Directions for this task: Print the lines beginning with the one that contains "Rebuild this chart as a Python script, using Plotly." and ending with the one that contains "L, R, T, B = 83, 0, 15, 55", exactly, both included, and no other lines.

***** Exercise data *****

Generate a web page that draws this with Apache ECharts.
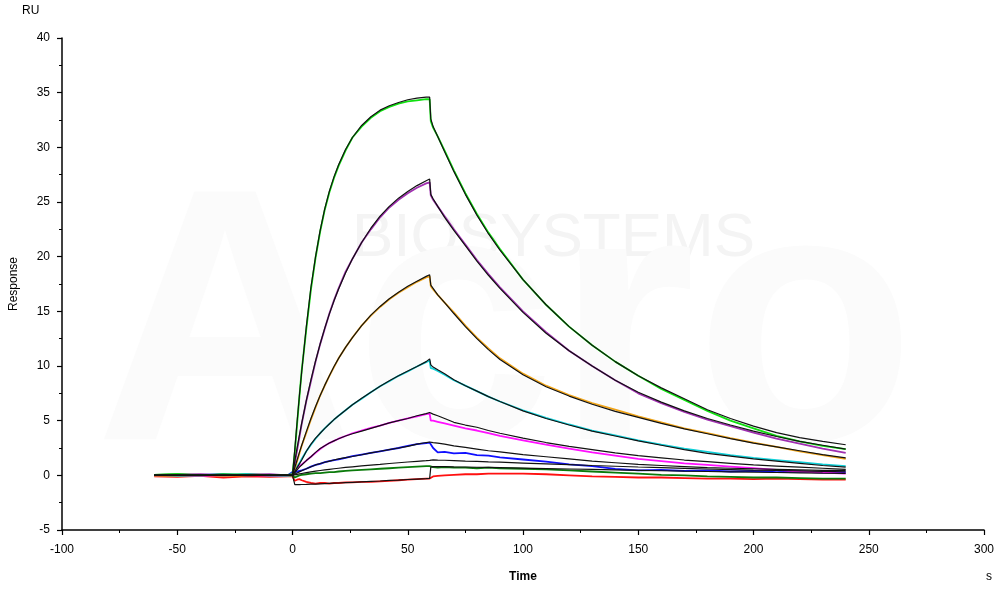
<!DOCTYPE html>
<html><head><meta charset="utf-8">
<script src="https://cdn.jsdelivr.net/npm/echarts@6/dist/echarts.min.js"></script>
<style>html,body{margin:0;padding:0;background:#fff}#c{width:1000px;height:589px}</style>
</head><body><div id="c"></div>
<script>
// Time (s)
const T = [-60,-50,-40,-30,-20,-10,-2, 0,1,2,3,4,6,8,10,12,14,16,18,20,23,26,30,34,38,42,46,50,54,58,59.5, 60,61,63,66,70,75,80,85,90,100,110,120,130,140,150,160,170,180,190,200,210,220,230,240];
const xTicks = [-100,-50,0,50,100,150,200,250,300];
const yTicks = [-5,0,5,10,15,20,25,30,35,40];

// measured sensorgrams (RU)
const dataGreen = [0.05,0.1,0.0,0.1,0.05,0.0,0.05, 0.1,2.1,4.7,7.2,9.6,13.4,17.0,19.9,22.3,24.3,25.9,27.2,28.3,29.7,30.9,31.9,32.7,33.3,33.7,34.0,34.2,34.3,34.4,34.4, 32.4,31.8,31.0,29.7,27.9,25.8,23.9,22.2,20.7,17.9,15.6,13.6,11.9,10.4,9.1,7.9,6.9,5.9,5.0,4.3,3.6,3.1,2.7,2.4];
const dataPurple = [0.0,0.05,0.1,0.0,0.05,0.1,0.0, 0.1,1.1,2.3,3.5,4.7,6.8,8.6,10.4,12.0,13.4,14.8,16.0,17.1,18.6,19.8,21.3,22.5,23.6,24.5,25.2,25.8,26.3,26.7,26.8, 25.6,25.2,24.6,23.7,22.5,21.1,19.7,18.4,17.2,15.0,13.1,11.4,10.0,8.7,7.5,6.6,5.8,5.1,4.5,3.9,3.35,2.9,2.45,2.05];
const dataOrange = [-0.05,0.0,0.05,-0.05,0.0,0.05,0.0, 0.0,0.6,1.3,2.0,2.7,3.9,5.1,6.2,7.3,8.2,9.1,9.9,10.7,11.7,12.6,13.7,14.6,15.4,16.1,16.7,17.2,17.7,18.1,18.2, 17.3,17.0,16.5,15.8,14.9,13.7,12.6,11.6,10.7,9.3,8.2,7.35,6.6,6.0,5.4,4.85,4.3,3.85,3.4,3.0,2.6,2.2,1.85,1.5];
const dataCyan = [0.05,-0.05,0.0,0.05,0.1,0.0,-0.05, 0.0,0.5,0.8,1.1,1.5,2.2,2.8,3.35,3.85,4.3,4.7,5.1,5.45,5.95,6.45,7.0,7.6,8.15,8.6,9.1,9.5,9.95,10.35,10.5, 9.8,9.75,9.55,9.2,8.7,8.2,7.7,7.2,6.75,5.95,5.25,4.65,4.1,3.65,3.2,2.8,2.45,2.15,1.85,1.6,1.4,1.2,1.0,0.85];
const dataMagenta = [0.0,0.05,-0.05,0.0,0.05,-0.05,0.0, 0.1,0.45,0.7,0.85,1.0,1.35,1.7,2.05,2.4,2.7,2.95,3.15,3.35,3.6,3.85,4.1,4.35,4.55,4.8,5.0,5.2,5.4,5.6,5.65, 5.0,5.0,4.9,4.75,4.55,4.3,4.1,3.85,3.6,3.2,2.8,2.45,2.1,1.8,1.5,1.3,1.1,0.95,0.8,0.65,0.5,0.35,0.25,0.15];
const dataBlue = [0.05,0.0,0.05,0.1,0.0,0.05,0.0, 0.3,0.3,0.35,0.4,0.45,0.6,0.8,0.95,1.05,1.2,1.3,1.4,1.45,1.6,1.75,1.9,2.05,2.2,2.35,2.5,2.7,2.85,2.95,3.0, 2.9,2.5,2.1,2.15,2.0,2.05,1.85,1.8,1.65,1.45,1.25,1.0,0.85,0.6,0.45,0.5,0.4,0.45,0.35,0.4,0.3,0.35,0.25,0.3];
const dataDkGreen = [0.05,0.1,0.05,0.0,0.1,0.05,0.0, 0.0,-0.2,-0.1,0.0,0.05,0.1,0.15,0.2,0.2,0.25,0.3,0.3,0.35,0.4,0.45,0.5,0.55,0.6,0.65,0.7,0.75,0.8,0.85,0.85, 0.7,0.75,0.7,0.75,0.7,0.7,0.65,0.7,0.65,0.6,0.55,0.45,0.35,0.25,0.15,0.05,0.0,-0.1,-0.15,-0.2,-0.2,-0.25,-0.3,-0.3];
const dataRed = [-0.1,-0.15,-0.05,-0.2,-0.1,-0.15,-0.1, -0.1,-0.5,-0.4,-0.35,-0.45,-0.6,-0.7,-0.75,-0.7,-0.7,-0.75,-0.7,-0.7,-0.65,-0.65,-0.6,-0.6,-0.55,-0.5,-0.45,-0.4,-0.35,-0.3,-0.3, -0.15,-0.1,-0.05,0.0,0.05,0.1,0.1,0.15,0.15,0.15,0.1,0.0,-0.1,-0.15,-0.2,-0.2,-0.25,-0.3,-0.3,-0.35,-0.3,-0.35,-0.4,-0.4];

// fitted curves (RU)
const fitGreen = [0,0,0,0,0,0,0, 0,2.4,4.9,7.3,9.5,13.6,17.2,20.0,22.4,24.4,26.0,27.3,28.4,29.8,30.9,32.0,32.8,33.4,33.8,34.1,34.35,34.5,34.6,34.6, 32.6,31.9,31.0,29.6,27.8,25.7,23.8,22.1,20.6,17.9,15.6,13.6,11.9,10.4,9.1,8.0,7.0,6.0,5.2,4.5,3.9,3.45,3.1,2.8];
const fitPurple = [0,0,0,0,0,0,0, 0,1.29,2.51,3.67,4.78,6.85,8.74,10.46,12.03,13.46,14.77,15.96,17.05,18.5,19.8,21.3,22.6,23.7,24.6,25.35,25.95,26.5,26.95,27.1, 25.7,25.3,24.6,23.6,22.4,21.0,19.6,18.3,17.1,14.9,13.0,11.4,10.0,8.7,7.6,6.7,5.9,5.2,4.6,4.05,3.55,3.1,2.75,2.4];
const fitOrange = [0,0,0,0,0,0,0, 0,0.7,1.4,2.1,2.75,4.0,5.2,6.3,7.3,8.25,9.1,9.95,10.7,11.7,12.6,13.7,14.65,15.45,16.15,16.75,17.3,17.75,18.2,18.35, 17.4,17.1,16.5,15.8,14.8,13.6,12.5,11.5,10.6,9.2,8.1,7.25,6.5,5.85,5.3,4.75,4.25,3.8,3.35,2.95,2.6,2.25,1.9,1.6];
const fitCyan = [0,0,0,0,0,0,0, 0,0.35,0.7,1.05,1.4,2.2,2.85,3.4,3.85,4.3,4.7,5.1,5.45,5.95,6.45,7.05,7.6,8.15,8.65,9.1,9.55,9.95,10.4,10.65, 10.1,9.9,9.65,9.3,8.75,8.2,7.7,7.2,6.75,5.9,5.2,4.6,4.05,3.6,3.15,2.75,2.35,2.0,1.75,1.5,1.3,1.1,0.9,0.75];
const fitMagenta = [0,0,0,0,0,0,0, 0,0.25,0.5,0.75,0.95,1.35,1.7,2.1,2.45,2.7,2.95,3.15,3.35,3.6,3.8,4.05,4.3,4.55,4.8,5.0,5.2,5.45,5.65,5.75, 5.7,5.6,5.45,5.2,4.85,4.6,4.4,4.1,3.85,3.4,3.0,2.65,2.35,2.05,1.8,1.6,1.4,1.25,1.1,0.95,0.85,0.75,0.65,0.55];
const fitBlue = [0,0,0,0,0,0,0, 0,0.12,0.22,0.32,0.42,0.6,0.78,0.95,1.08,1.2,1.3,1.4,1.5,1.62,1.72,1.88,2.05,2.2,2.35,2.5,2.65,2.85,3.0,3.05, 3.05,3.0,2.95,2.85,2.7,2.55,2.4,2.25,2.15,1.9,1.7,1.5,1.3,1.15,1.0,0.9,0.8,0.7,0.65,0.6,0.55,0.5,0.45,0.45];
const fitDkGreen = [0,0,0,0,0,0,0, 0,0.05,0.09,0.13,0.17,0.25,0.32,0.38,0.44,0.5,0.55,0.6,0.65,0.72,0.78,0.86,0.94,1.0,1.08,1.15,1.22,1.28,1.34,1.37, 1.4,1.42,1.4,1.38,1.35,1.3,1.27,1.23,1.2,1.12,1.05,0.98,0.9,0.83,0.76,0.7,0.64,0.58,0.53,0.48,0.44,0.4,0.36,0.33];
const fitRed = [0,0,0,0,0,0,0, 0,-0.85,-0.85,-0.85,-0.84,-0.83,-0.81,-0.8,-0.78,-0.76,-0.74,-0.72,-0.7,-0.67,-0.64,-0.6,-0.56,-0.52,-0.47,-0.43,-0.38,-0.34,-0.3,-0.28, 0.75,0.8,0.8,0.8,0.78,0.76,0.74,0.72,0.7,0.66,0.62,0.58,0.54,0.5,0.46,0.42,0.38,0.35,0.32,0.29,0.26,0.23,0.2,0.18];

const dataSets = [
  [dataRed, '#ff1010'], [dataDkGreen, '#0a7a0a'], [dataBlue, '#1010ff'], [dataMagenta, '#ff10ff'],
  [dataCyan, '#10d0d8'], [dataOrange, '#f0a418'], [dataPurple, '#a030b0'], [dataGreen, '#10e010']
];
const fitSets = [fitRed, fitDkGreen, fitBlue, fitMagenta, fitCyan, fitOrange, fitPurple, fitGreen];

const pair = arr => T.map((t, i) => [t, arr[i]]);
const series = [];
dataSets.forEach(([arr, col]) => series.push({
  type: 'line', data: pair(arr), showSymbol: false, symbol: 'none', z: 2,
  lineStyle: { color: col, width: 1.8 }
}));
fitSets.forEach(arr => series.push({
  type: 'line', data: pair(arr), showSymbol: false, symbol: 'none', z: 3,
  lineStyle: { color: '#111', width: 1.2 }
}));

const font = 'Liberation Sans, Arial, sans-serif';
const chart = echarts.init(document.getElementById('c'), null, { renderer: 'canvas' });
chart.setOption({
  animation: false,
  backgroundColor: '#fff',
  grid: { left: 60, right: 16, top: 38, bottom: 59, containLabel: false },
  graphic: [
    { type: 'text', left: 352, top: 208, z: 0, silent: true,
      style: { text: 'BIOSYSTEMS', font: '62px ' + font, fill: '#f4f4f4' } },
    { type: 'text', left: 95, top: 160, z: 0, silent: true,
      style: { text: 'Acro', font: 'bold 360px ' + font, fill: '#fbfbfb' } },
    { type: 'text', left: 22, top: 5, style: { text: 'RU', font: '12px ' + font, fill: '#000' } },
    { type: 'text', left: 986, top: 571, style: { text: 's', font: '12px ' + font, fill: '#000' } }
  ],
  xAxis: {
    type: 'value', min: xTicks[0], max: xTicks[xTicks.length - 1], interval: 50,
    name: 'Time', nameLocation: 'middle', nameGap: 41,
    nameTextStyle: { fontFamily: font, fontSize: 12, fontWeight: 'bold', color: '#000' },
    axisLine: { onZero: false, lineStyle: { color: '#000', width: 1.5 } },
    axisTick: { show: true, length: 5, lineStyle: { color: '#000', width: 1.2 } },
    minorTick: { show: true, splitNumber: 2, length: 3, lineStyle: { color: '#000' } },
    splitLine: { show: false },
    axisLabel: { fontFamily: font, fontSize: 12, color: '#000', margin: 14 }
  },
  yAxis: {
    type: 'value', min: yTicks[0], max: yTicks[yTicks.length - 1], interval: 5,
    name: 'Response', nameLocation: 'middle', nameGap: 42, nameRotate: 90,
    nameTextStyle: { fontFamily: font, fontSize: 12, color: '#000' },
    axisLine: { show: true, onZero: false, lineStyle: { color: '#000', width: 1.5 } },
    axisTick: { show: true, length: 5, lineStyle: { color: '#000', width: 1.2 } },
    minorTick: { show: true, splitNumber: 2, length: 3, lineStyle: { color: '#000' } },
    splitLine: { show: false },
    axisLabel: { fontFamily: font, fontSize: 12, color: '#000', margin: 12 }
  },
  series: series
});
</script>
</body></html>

*****
***** Exercise data *****

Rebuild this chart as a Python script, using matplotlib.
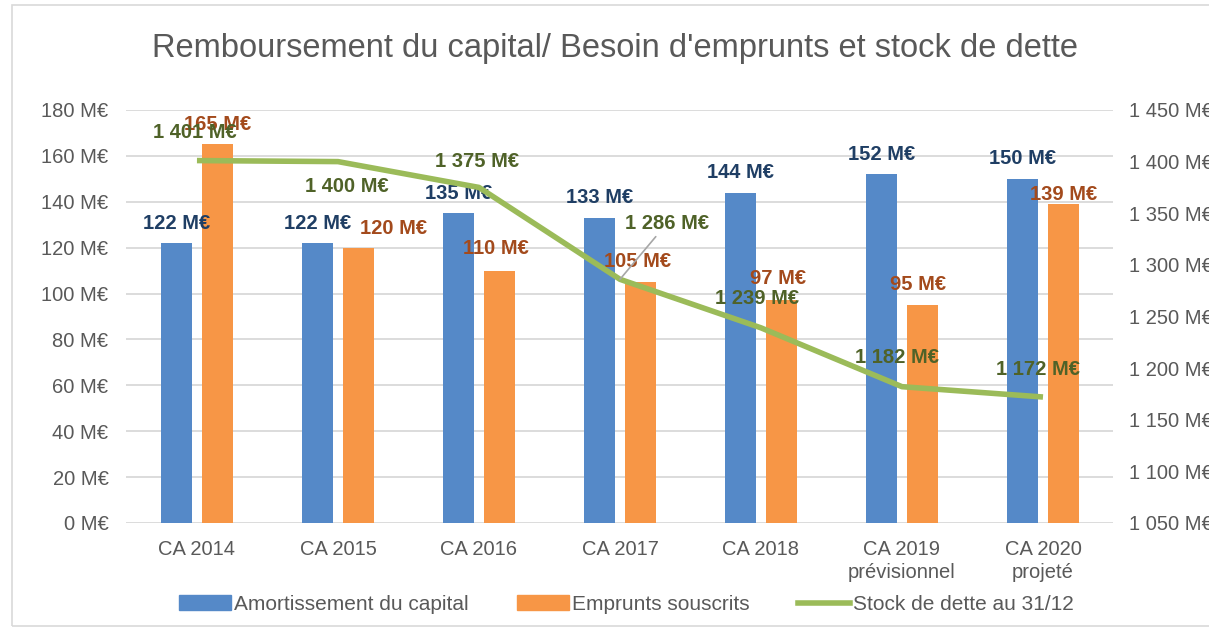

*****
***** Exercise data *****

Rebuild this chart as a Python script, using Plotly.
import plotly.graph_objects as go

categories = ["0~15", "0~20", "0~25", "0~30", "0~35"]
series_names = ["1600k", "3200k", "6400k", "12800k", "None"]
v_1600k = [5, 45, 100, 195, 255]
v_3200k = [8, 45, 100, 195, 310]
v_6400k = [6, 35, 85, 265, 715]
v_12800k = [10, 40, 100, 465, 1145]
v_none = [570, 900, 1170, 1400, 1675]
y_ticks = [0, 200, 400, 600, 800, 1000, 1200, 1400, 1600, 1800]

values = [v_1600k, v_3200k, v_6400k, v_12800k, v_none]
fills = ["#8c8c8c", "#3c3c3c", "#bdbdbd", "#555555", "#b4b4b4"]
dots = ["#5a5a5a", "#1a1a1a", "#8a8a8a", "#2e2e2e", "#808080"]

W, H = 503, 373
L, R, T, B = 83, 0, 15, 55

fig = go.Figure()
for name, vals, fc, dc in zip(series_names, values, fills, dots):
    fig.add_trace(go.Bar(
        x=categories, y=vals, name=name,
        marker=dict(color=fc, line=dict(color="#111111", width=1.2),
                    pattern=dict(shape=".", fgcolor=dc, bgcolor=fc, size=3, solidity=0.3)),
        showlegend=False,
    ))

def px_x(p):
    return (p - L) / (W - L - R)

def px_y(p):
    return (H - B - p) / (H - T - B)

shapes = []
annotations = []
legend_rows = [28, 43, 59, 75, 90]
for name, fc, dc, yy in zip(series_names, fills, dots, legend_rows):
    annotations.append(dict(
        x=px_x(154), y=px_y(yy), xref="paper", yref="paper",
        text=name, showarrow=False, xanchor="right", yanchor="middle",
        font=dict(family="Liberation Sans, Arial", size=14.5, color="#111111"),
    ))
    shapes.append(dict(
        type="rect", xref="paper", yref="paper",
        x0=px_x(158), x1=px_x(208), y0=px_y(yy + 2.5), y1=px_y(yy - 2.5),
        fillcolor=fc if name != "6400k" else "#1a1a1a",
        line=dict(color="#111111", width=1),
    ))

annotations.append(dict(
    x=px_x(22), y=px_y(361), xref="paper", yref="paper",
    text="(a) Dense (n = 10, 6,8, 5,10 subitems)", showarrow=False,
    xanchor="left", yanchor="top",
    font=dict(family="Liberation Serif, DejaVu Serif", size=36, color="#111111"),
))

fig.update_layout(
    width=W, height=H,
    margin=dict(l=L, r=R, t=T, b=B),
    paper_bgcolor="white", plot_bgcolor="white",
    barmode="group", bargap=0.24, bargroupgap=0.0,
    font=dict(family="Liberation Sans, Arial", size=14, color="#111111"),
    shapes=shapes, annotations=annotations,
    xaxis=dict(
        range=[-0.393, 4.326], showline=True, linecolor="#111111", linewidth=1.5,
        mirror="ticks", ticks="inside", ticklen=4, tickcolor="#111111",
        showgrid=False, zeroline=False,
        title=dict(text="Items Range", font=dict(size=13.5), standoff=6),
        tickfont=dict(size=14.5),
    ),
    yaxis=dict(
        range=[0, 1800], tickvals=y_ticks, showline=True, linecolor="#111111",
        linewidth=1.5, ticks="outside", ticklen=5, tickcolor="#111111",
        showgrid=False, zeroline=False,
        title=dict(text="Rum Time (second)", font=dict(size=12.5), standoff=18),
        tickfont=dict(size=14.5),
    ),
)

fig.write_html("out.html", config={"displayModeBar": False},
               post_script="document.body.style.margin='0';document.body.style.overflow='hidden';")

*****

Solution to the exercise:
Rebuild this chart as a Python script, using Plotly.
import plotly.graph_objects as go

categories = ["0~15", "0~20", "0~25", "0~30", "0~35"]
series_names = ["1600k", "3200k", "6400k", "12800k", "None"]
v_1600k = [5, 45, 100, 195, 255]
v_3200k = [8, 45, 100, 195, 310]
v_6400k = [6, 35, 85, 265, 715]
v_12800k = [10, 40, 100, 465, 1145]
v_none = [570, 900, 1170, 1400, 1675]
y_ticks = [0, 200, 400, 600, 800, 1000, 1200, 1400, 1600, 1800]

values = [v_1600k, v_3200k, v_6400k, v_12800k, v_none]
fills = ["#8c8c8c", "#3c3c3c", "#bdbdbd", "#555555", "#b4b4b4"]
dots = ["#5a5a5a", "#1a1a1a", "#8a8a8a", "#2e2e2e", "#808080"]

W, H = 503, 373
L, R, T, B = 83, 0, 15, 55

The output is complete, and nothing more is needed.